Le cinéma américain a-t-il su retrouver dans les vingt années suivantes une inspiration semblable? «On était à un moment charnière, à la fois technologique et artistique, conclut Rafik Djoumi. C'était aussi le début du téléchargement des films sur internet, qui a redistribué les cartes à Hollywood. Un bras de fer opposait les dirigeants de studios qui voulaient maintenir une politique de création de films originaux aux dirigeants dont le projet était de mettre la main sur les franchises. La dématérialisation était en cours et les studios n'allaient pas survivre à la numérisation en produisant uniquement du DVD et de la pellicule 35.»
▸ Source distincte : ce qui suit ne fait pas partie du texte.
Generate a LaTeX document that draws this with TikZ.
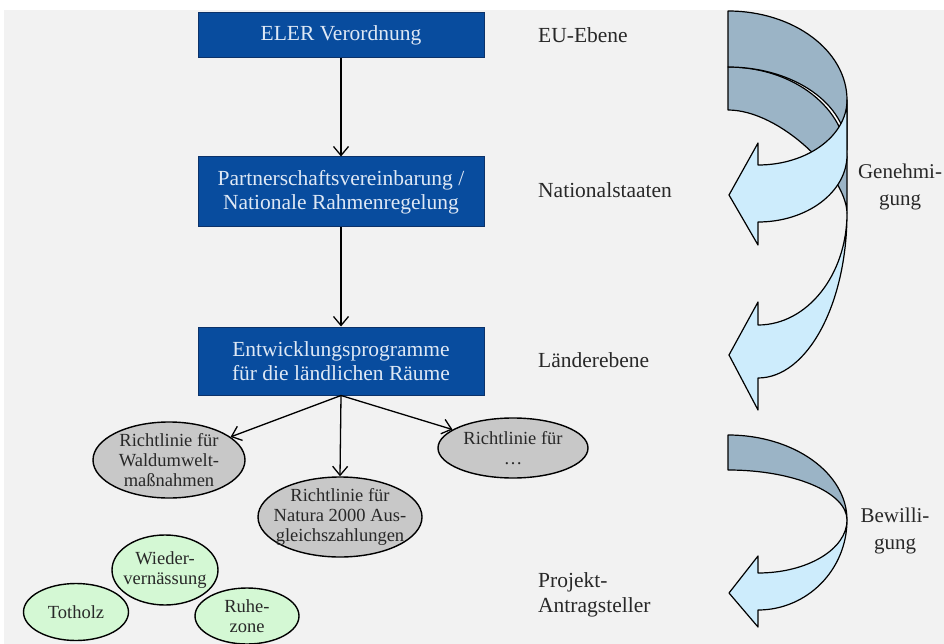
\documentclass[tikz,border=0pt]{standalone}
\usepackage{fontspec}
\setmainfont{Liberation Serif}
\usetikzlibrary{arrows.meta,shapes.geometric}
\definecolor{bg}{RGB}{242,242,242}
\definecolor{boxblue}{RGB}{8,76,158}
\definecolor{boxedge}{RGB}{12,50,105}
\definecolor{boxtext}{RGB}{222,232,245}
\definecolor{labelgray}{RGB}{40,40,40}
\definecolor{ellgray}{RGB}{200,200,200}
\definecolor{ellgreen}{RGB}{212,248,212}
\definecolor{backblue}{RGB}{155,180,198}
\definecolor{frontblue}{RGB}{205,236,252}
\begin{document}
\begin{tikzpicture}[x=1pt,y=1pt,
  bluebox/.style={draw=boxedge, line width=1pt, fill=boxblue, text=boxtext,
    minimum width=286pt, align=center, inner sep=0pt,
    font=\fontsize{21.5}{24}\selectfont},
  lvl/.style={anchor=west, text=labelgray, align=left, inner sep=0pt,
    font=\fontsize{21.5}{25}\selectfont},
  side/.style={text=labelgray, align=center, inner sep=0pt,
    font=\fontsize{21}{27}\selectfont},
  gell/.style={ellipse, draw=black, line width=1.4pt, fill=ellgray, inner sep=0pt},
  grell/.style={ellipse, draw=black, line width=1.4pt, fill=ellgreen, inner sep=0pt},
  etext/.style={text=labelgray, align=center, inner sep=0pt,
    font=\fontsize{18.5}{20}\selectfont},
  arr/.style={draw=black, line width=1.3pt, -{Straight Barb[length=9pt,width=15pt]}},
  rib/.style={draw=black, line width=1.2pt, line join=round}
]
% background
\useasboundingbox (0,0) rectangle (944,-644);
\fill[white] (0,0) rectangle (944,-644);
\fill[bg] (4,-10) rectangle (944,-644);

% blue boxes
\node[bluebox, minimum height=45pt] (b1) at (341,-35.5) {ELER Verordnung};
\node[bluebox, minimum height=70pt] (b2) at (341,-192) {Partnerschaftsvereinbarung /\\Nationale Rahmenregelung};
\node[bluebox, minimum height=68pt] (b3) at (341,-361) {Entwicklungsprogramme\\für die ländlichen Räume};

% level labels
\node[lvl] (l1) at (538,-35) {EU-Ebene};
\node[lvl] (l2) at (538,-190) {Nationalstaaten};
\node[lvl] (l3) at (538,-360) {Länderebene};
\node[lvl] (l4) at (538,-595) {Projekt-\\Antragsteller};

% gray ellipses
\node[gell, minimum width=152pt, minimum height=76pt] (r1) at (169,-460) {};
\node[etext] (r1t) at (r1) {Richtlinie für\\Waldumwelt-\\maßnahmen};
\node[gell, minimum width=164pt, minimum height=80pt] (r2) at (340,-517) {};
\node[etext] (r2t) at (r2) {Richtlinie für\\Natura 2000 Aus-\\gleichszahlungen};
\node[gell, minimum width=150pt, minimum height=60pt] (r3) at (513,-448) {};
\node[etext] (r3t) at (r3) {Richtlinie für\\…};

% green ellipses
\node[grell, minimum width=106pt, minimum height=70pt] (g2) at (165,-570) {};
\node[etext] (g2t) at (g2) {Wieder-\\vernässung};
\node[grell, minimum width=105pt, minimum height=57pt] (g1) at (76,-612) {};
\node[etext] (g1t) at (g1) {Totholz};
\node[grell, minimum width=104pt, minimum height=56pt] (g3) at (247,-616) {};
\node[etext] (g3t) at (g3) {Ruhe-\\zone};

% connectors
\draw[arr] (b1.south) -- (b2.north);
\draw[arr] (b2.south) -- (b3.north);
\draw[arr] (b3.south) -- (r2.north);
\draw[arr] (b3.south) -- (r1);
\draw[arr] (b3.south) -- (r3);

% Genehmigung ribbon arrows
\fill[white] (728,-11) arc[start angle=90,end angle=0,x radius=119,y radius=89]
  -- (847,-213) .. controls (846,-175) and (780,-110) .. (728,-110) -- cycle;
% back of lower arrow
\filldraw[rib, fill=backblue] (728,-67) arc[start angle=90,end angle=0,x radius=119,y radius=93]
  -- (847,-213) .. controls (846,-175) and (780,-110) .. (728,-110) -- cycle;
% back of upper arrow
\filldraw[rib, fill=backblue] (728,-11) arc[start angle=90,end angle=0,x radius=119,y radius=89]
  -- (847,-150) arc[start angle=0,end angle=90,x radius=119,y radius=83] -- cycle;
% front of upper arrow
\filldraw[rib, fill=frontblue] (847,-100) -- (847,-155)
  arc[start angle=0,end angle=-90,x radius=89,y radius=67]
  -- (758,-245) -- (729,-195) -- (758,-143) -- (758,-165)
  arc[start angle=-90,end angle=0,x radius=89,y radius=65] -- cycle;
% front of lower arrow
\filldraw[rib, fill=frontblue] (847,-213)
  arc[start angle=0,end angle=-90,x radius=89,y radius=165]
  -- (758,-410) -- (729,-355) -- (758,-302) -- (758,-325)
  arc[start angle=-90,end angle=0,x radius=89,y radius=112] -- cycle;

% Bewilligung ribbon arrow
\filldraw[rib, fill=backblue] (728,-435) arc[start angle=90,end angle=0,x radius=119,y radius=85]
  arc[start angle=0,end angle=90,x radius=119,y radius=50] -- cycle;
\filldraw[rib, fill=frontblue] (847,-520)
  arc[start angle=0,end angle=-90,x radius=89,y radius=90]
  -- (758,-627) -- (729,-593) -- (758,-556) -- (758,-573)
  arc[start angle=-90,end angle=0,x radius=89,y radius=53] -- cycle;

% side labels
\node[side] (s1) at (900,-187) {Genehmi-\\gung};
\node[side] (s2) at (895,-531) {Bewilli-\\gung};
\end{tikzpicture}
\end{document}
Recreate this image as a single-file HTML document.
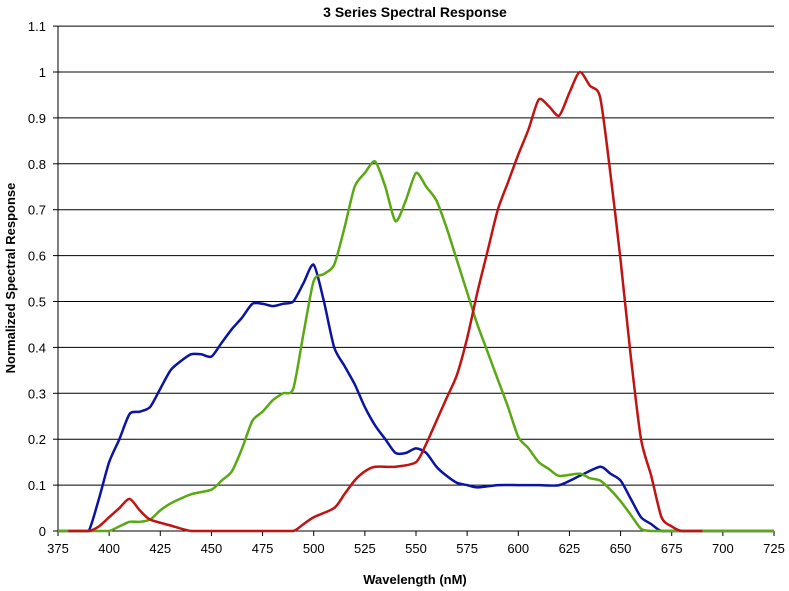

Quelles furent finalement les conséquences de ce bras de fer? «La manche a été remportée par les partisans de la maîtrise absolue du copyright. Aujourd'hui, Disney a la mainmise absolue sur tout ce qui porte la marque Marvel dans le monde et sa fortune est assurée par le fait de produire perpétuellement du Marvel. C'est une vision différente de celle qu'avaient d'autres dirigeants de studios à la fin des années 1990.»